Integrate $x^2+y^2$ over the upper hemisphere of radius $a>0$ centered at $(0,0,0)$.
$\textbf{Edit}$
Consider the parametrization of the upper hemisphere given by
$$X(\phi, \theta) = (a \sin \phi \cos \theta, a \sin \phi \sin \theta, a \cos \phi)$$
where $ 0 \leq \theta \leq 2 \pi, 0 \leq \phi \leq \pi/2$. Then $f(X( \phi, \theta)) = a^2 \sin^2 \phi $ and $N(X(\phi,\theta)) = a^2 \sin^2 \phi$ hence we have,
$$\iint\limits_{S} \psi \ d\sigma = \int_{0}^{2\pi} \int_{0}^{\frac{\pi}{2}} a^4\sin^3 \phi \ d\phi\ d\theta = \frac{4\pi a^2}{3}$$
No.
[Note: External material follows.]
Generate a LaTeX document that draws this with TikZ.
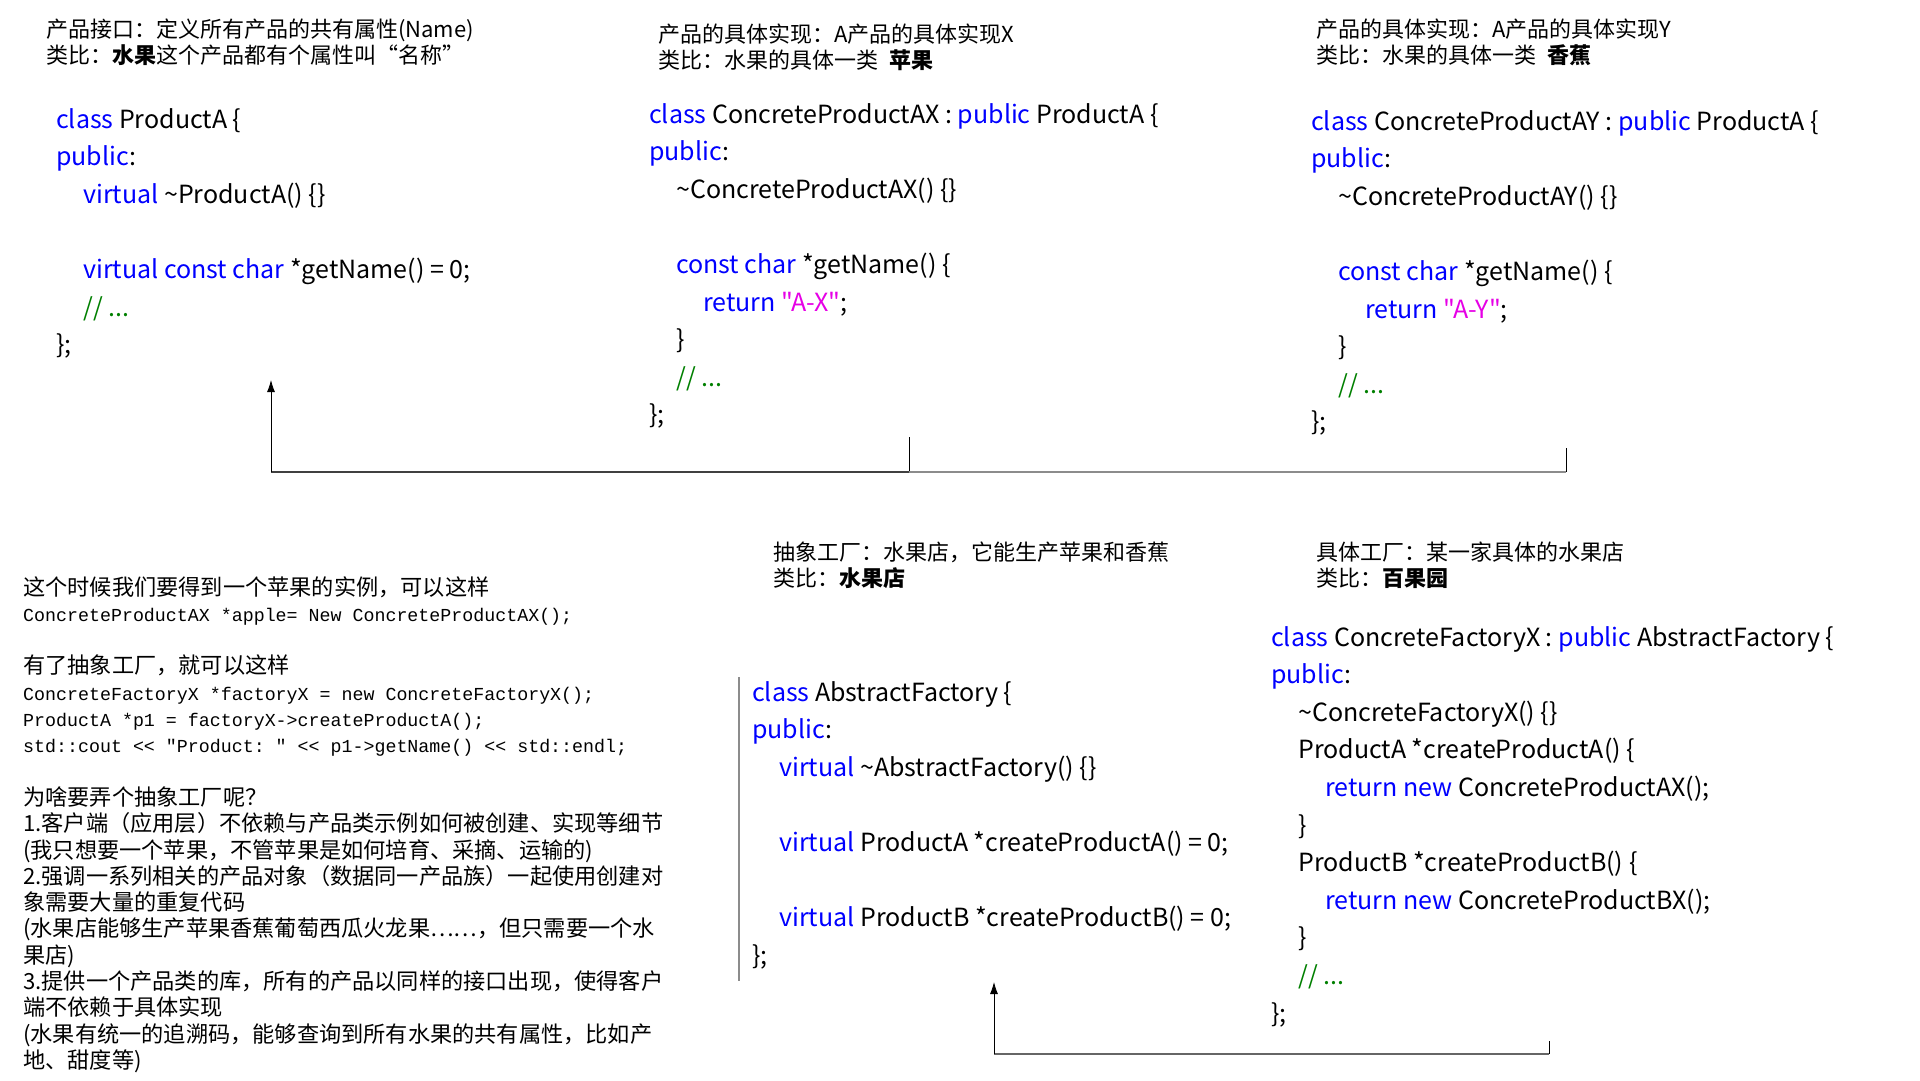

You can integrate scalar fields over surfaces, by doing: $$\int_S f\,{\rm d}S = \int_D f(X(u,v)) \|X_u \times X_v\|\,{\rm d}u\,{\rm d}v,$$where $X: D \subset \Bbb R^2 \to S$ is a convenient parametrization.
You were supposed to compute: $$\int_0^{2\pi}\int_{0}^{\pi/2} a^2 \sin^2\phi \,(a \sin\phi)\,{\rm d}\phi\,{\rm d}\theta,$$which gives the expected result.